Trot out the clichés about closing the barn door for news today that the Federal Reserve is cracking down on shady lending practices to home buyers and President Bush is fighting high gas prices by lifting a ban on offshore drilling for oil.

As Americans drown in bad economic news, these daring rescue moves are the equivalent of throwing them concrete life preservers.

The Fed's new rules to protect the public against predatory lenders of subprime mortgages are too little for future home buyers and too late for the millions who are losing their homes at the highest rate in history.

The regulations, which take effect in October, will require more disclosure, but bank lobbyists have managed to make sure they contain "loopholes that would allow shady lending practices to continue" and reassure financial industry executives, "who feared increasing oversight would lead to less lending."

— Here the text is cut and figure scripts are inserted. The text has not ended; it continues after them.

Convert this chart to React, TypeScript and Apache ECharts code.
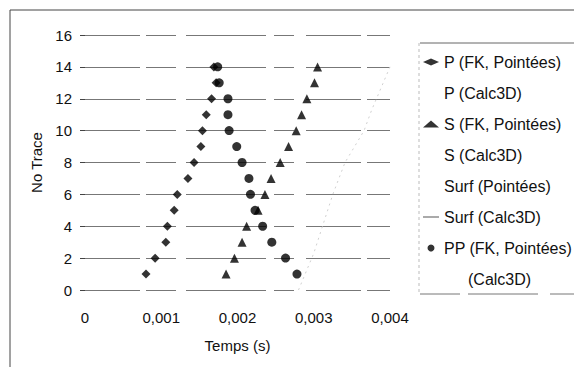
import React, { useEffect, useRef } from 'react';
import * as echarts from 'echarts';

// Trace numbers (y)
const traces = [1, 2, 3, 4, 5, 6, 7, 8, 9, 10, 11, 12, 13, 14];
// Picked arrival times (s)
const pFK = [0.0008, 0.00092, 0.00106, 0.00108, 0.00117, 0.00121, 0.00135, 0.00143, 0.00152, 0.00154, 0.00159, 0.00166, 0.00172, 0.00169];
const sFK = [0.00185, 0.00196, 0.00206, 0.00212, 0.00227, 0.00236, 0.00244, 0.00256, 0.00267, 0.00277, 0.00284, 0.00291, 0.00301, 0.00305];
const ppFK = [0.00278, 0.00263, 0.00245, 0.00233, 0.00223, 0.00217, 0.00215, 0.00206, 0.00199, 0.00189, 0.001875, 0.001875, 0.00176, 0.00174];
// Faint Surf (Calc3D) line
const surfCalcT = [0.0028, 0.003, 0.00325, 0.00341, 0.00366, 0.00376, 0.004];
const surfCalcTrace = [0, 2.3, 6, 8, 10, 11.3, 14];

const legendNames = [
  'P (FK, Pointées)',
  'P (Calc3D)',
  'S (FK, Pointées)',
  'S (Calc3D)',
  'Surf (Pointées)',
  'Surf (Calc3D)',
  'PP (FK, Pointées)',
  '(Calc3D)',
];

const FONT = "'Liberation Sans', Arial, Helvetica, sans-serif";

export default function App() {
  const ref = useRef<HTMLDivElement>(null);
  useEffect(() => {
    if (!ref.current) return;
    const chart = echarts.init(ref.current, null, { renderer: 'svg' });
    const pairs = (xs: number[]) => traces.map((t, i) => [xs[i], t]);
    const empty = (name: string) => ({
      name,
      type: 'line',
      data: [],
      symbol: 'none',
      itemStyle: { color: 'rgba(0,0,0,0)' },
      lineStyle: { color: 'rgba(0,0,0,0)' },
    });
    chart.setOption({
      animation: false,
      textStyle: { fontFamily: FONT },
      grid: { left: 85, right: 184, top: 35, bottom: 77 },
      xAxis: {
        type: 'value',
        min: 0,
        max: 0.004,
        interval: 0.001,
        name: 'Temps (s)',
        nameLocation: 'middle',
        nameGap: 48,
        nameTextStyle: { fontSize: 15, color: '#111', fontFamily: FONT },
        axisLine: { show: false },
        axisTick: { show: false },
        splitLine: { show: false },
        axisLabel: {
          fontSize: 15,
          color: '#111',
          margin: 20,
          fontFamily: FONT,
          formatter: (v: number) => (v === 0 ? '0' : v.toFixed(3).replace('.', ',')),
        },
      },
      yAxis: {
        type: 'value',
        min: 0,
        max: 16,
        interval: 2,
        name: 'No Trace',
        nameLocation: 'middle',
        nameGap: 40,
        nameTextStyle: { fontSize: 15, color: '#111', fontFamily: FONT },
        axisLine: { show: false },
        axisTick: { show: true, length: 5, lineStyle: { color: '#444' } },
        axisLabel: { fontSize: 15, color: '#111', margin: 13, fontFamily: FONT },
        splitLine: {
          show: true,
          lineStyle: { color: '#777', width: 1, type: [55, 6, 30, 10, 80, 8, 20, 12] },
        },
      },
      legend: {
        orient: 'vertical',
        left: 422,
        top: 54,
        padding: 0,
        itemWidth: 16,
        itemHeight: 7,
        itemGap: 15,
        selectedMode: false,
        textStyle: {
          fontSize: 16,
          color: '#111',
          fontFamily: FONT,
          rich: { p: { width: 24, fontSize: 16 } },
        },
        formatter: (name: string) => (name === '(Calc3D)' ? '{p|}' + name : name),
        data: legendNames.map((n) =>
          n === 'Surf (Calc3D)'
            ? { name: n, icon: 'path://M0,0 L16,0 L16,1 L0,1 Z', itemStyle: { color: '#555' } }
            : { name: n }
        ),
      },
      graphic: [
        {
          type: 'rect',
          shape: { x: 10, y: 10, width: 700, height: 500 },
          style: { fill: 'none', stroke: '#444', lineWidth: 1 },
          silent: true,
        },
        {
          type: 'line',
          shape: { x1: 420, y1: 43, x2: 574, y2: 43 },
          style: { stroke: '#666', lineWidth: 1 },
          silent: true,
        },
        {
          type: 'line',
          shape: { x1: 420, y1: 294, x2: 574, y2: 294 },
          style: { stroke: '#777', lineWidth: 1, lineDash: [40, 8, 70, 12] },
          silent: true,
        },
        {
          type: 'line',
          shape: { x1: 419, y1: 43, x2: 419, y2: 294 },
          style: { stroke: '#bbb', lineWidth: 1, lineDash: [3, 3] },
          silent: true,
        },
      ],
      series: [
        {
          name: 'P (FK, Pointées)',
          type: 'scatter',
          symbol: 'diamond',
          symbolSize: 9,
          itemStyle: { color: '#000' },
          data: pairs(pFK),
          z: 5,
        },
        empty('P (Calc3D)'),
        {
          name: 'S (FK, Pointées)',
          type: 'scatter',
          symbol: 'triangle',
          symbolSize: 9,
          itemStyle: { color: '#000' },
          data: pairs(sFK),
          z: 5,
        },
        empty('S (Calc3D)'),
        empty('Surf (Pointées)'),
        {
          name: 'Surf (Calc3D)',
          type: 'line',
          symbol: 'none',
          itemStyle: { color: '#555' },
          lineStyle: { color: '#d0d0d0', width: 1, type: [2, 4] },
          data: surfCalcT.map((t, i) => [t, surfCalcTrace[i]]),
          z: 3,
        },
        {
          name: 'PP (FK, Pointées)',
          type: 'scatter',
          symbol: 'circle',
          symbolSize: 9,
          itemStyle: { color: '#000' },
          data: pairs(ppFK),
          z: 5,
        },
        empty('(Calc3D)'),
      ],
    });
    return () => chart.dispose();
  }, []);
  return (
    <div
      ref={ref}
      style={{ position: 'fixed', left: 0, top: 0, width: 574, height: 367, background: '#fff' }}
    />
  );
}
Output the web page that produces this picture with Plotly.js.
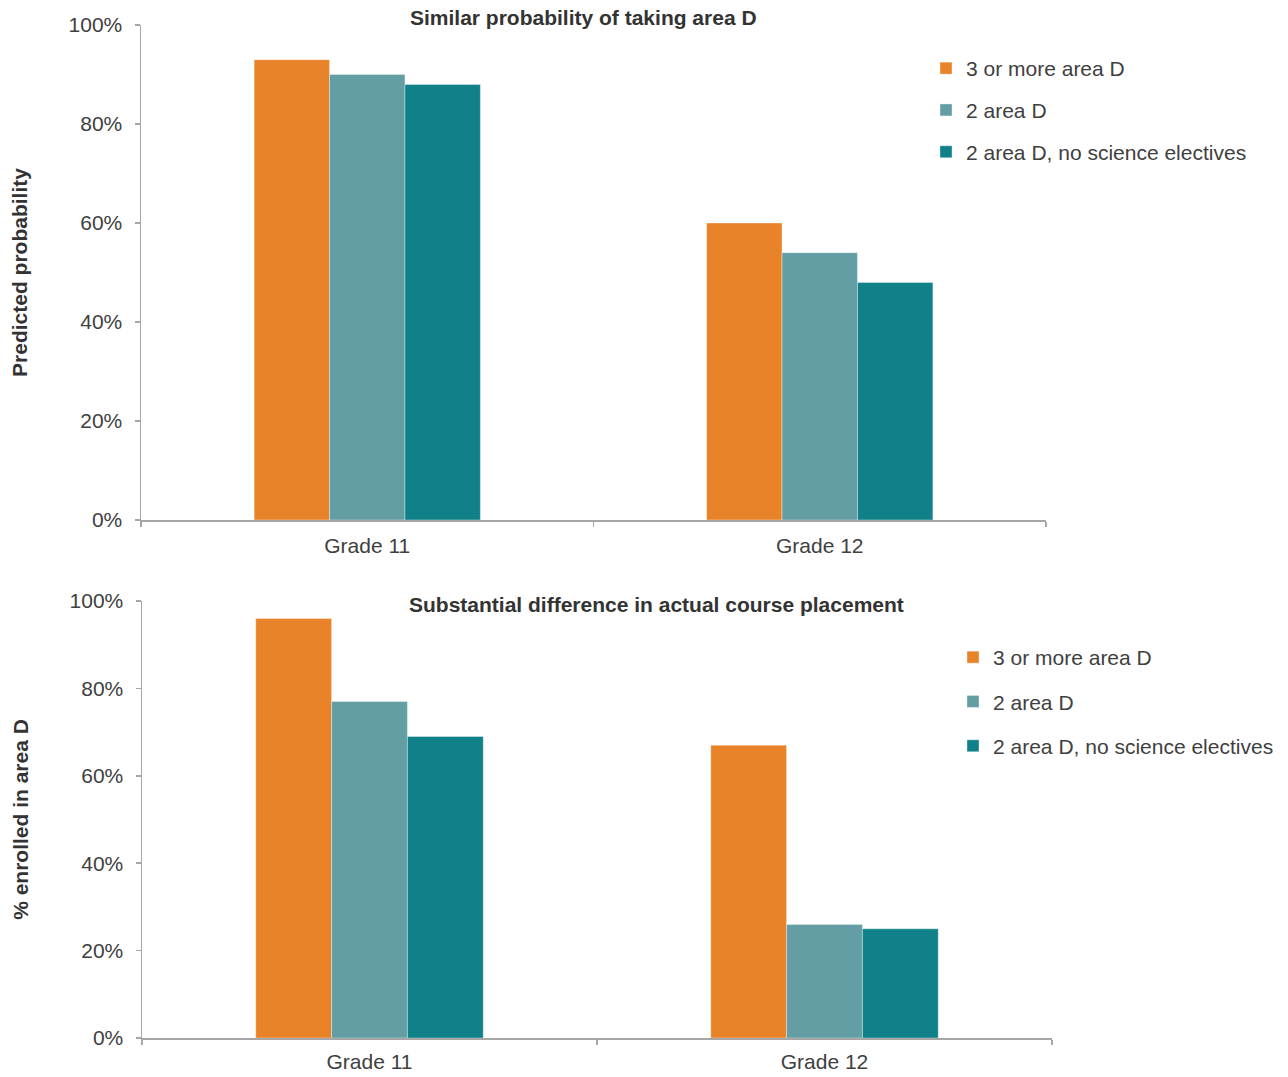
<!DOCTYPE html>
<html>
<head>
<meta charset="utf-8">
<script src="https://cdn.plot.ly/plotly-3.0.1.min.js"></script>
<style>html,body{margin:0;padding:0;background:#fff;}#chart{width:1288px;height:1077px;}</style>
</head>
<body>
<div id="chart"></div>
<script>
const categories = ["Grade 11", "Grade 12"];
const seriesNames = ["3 or more area D", "2 area D", "2 area D, no science electives"];
const topValues = [
  [0.93, 0.60],
  [0.90, 0.54],
  [0.88, 0.48]
];
const bottomValues = [
  [0.96, 0.67],
  [0.77, 0.26],
  [0.69, 0.25]
];
const colors = ["#E8832A", "#639EA5", "#108189"];
const topTitle = "Similar probability of taking area D";
const bottomTitle = "Substantial difference in actual course placement";
const topYTitle = "Predicted probability";
const bottomYTitle = "% enrolled in area D";

const FONT = "Liberation Sans, Arial, sans-serif";
const FS = 21;
const W = 1288, H = 1077;
const px = v => v / W;
const py = v => 1 - v / H;

const traces = [];
seriesNames.forEach((name, i) => {
  traces.push({
    type: "bar", x: categories, y: topValues[i], name: name,
    marker: {color: colors[i], line: {color: "rgba(255,255,255,0.6)", width: 0.6}},
    xaxis: "x", yaxis: "y", legend: "legend", legendgroup: "t" + i,
    hoverinfo: "y+name"
  });
});
seriesNames.forEach((name, i) => {
  traces.push({
    type: "bar", x: categories, y: bottomValues[i], name: name,
    marker: {color: colors[i], line: {color: "rgba(255,255,255,0.6)", width: 0.6}},
    xaxis: "x2", yaxis: "y2", legend: "legend2", legendgroup: "b" + i,
    hoverinfo: "y+name"
  });
});

const axisCommon = {
  showline: true, linecolor: "#a6a6a6", linewidth: 1.5,
  ticks: "outside", ticklen: 5, tickcolor: "#a6a6a6", tickwidth: 1.5,
  showgrid: false, zeroline: false,
  tickfont: {family: FONT, size: FS, color: "#404040"}
};

const layout = {
  width: W, height: H,
  margin: {l: 0, r: 0, t: 0, b: 0},
  paper_bgcolor: "#fff", plot_bgcolor: "#fff",
  barmode: "group", bargap: 0.5, bargroupgap: 0,
  font: {family: FONT, color: "#404040"},
  xaxis: Object.assign({}, axisCommon, {
    domain: [px(141), px(1046)], anchor: "y",
    type: "category", range: [-0.5, 1.5], tickson: "boundaries",
    ticklabelstandoff: 6
  }),
  yaxis: Object.assign({}, axisCommon, {
    domain: [py(520), py(25)], anchor: "x",
    range: [0, 1], dtick: 0.2, tickformat: ".0%", ticklabelstandoff: 8,
    title: {text: "<b>" + topYTitle + "</b>", font: {family: FONT, size: FS, color: "#333333"}, standoff: 35}
  }),
  xaxis2: Object.assign({}, axisCommon, {
    domain: [px(142), px(1052)], anchor: "y2",
    type: "category", range: [-0.5, 1.5], tickson: "boundaries",
    ticklabelstandoff: 4
  }),
  yaxis2: Object.assign({}, axisCommon, {
    domain: [py(1038), py(601)], anchor: "x2",
    range: [0, 1], dtick: 0.2, tickformat: ".0%", ticklabelstandoff: 8,
    title: {text: "<b>" + bottomYTitle + "</b>", font: {family: FONT, size: FS, color: "#333333"}, standoff: 35}
  }),
  legend: {
    x: px(926), y: py(48), xanchor: "left", yanchor: "top",
    font: {family: FONT, size: FS, color: "#404040"},
    traceorder: "grouped", tracegroupgap: 11.5, bgcolor: "rgba(0,0,0,0)"
  },
  legend2: {
    x: px(953), y: py(637), xanchor: "left", yanchor: "top",
    font: {family: FONT, size: FS, color: "#404040"},
    traceorder: "grouped", tracegroupgap: 14, bgcolor: "rgba(0,0,0,0)"
  },
  annotations: [
    {text: "<b>" + topTitle + "</b>", xref: "paper", yref: "paper",
     x: px(583), y: py(18), xanchor: "center", yanchor: "middle", showarrow: false,
     font: {family: FONT, size: FS, color: "#333333"}},
    {text: "<b>" + bottomTitle + "</b>", xref: "paper", yref: "paper",
     x: px(656), y: py(604), xanchor: "center", yanchor: "middle", showarrow: false,
     font: {family: FONT, size: FS, color: "#333333"}}
  ],
  showlegend: true
};

Plotly.newPlot("chart", traces, layout, {displayModeBar: false, staticPlot: true});
</script>
</body>
</html>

But the Fed's attempt to ease public fears is positively heroic when compared to the Presidential move, which has no meaning whatsoever unless Congress acts as well and, even after that, would have no effect on gas prices for years. But that didn't deter the White House from staging a White House signing for the evening news.

There may be a pony somewhere in one of those barns, but the public would be well-advised not to invest in riding clothes.

1 comment:

GiromiDe said...

It is a shame the price of oil plummeted in the 1980s, or we might be far better with alternative energy sources today, like the other nations that didn't give up on ethanol, wind, solar, etc. Our approach to energy is no different than our approach to the markets. When things appear well at the surface, our society and government both ignore things underneath.

We fail to register that people up and down the middle class are living at the edge of their means. Even some in the bottom tiers of the upper class are living at the edge of their means. Our savings rate is terrible. We have fallen in love with easy credit that takes with it huge penalties we think will either disappear or only apply after we die.

I believe that the markets and our government should keep their fingers out of each other's business except when the markets are getting out of control. It's easy to say that those who invest in overinflated dot-coms, in junk bonds, or in subprime mortgages deserve their fate and bring it on themselves, but the government has to do something to put curbs on practices that coerce persons to invest in those things.

I say tell the banks and credit card companies they cannot send any applications or advertisements in the mail. If we can't sell cigarettes on television because of the public health risk, we shouldn't allow any citizen to have access to high-interest credit given to them by eager, predatory lenders.